Creating such a robust piece of hardware puts about 10.5 pounds of carbon dioxide into the atmosphere and results in an item that takes between 450 and 1,000 years to break down. In other words, every single cartridge that has ever been created since the first office printer hit the market in the 1950s still exists – somewhere. However, there’s a silver lining in this situation: because they’re so durable, they can be recycled several times.
How to Reduce, Reuse, and Recycle Cartridges
The environmental impact of ink cartridges is tremendous. Fortunately, recycling cartridges not only mitigate a company’s carbon footprint but is often a cost-effective choice. Reducing reliance on freshly manufactured cartridges is a low disruption, high-impact way to inspire a greener office. Here’s how.
1. Transition to Electronic Documents
The best way to reduce the impact of a company’s print environment is to reduce the company’s reliance on its printers. Transitioning to electronic documents has many advantages, including an overall acceleration of company processes.
2. Choose Remanufactured and Secondhand Cartridges
The durable nature of cartridges means that they can typically be repaired, refilled, and resold – often at prices less than what manufacturers are prepared to offer. These cartridges perform at the same levels of quality as OEM cartridges and are tested extensively.
In addition, many companies collect unused or excess inventory – cartridges that were purchased but never needed. Buying these cartridges instead can save money and offset the production of cartridges by utilizing what already exists.
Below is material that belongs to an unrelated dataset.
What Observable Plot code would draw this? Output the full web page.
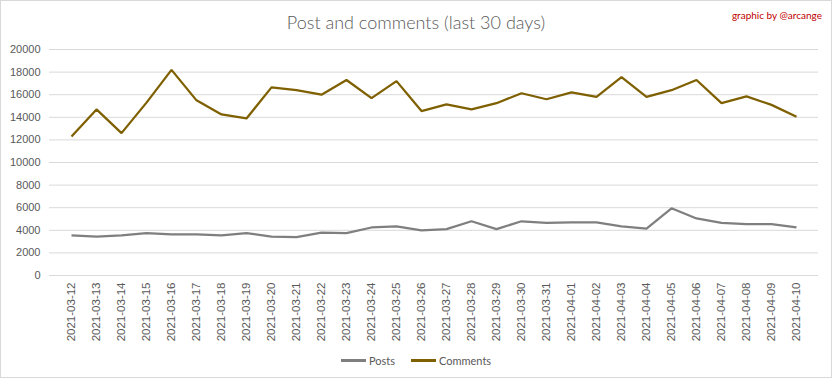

3. Sell Unused, or Unneeded Cartridges
When the difference between two cartridge models is a number, it’s easy to purchase the wrong thing accidentally. Likewise, the price of cartridges often inspires offices to stock up during sales – but that may lead to inventory that is never used.
In addition to freeing up office space and recovering funds, selling these unused cartridges is another way to help offset the environmental impact of ink cartridge production. Got a surplus of ink cartridges? Recycle them for cash. Put them back into the circular economy of cartridges for someone else to use.
Imaging Warehouse Helps Businesses Reduce Their Carbon Footprint
The environmental impact of ink cartridges is immense, but there are many ways to reduce that footprint. The motto “reduce reuse, recycle” holds true for cartridges as much as it does in other areas. Consider reducing the office’s use of the printers, reusing cartridges when possible, and recycling empty or unneeded supplies. These are low-disruption, high-impact strategies that can make every office greener.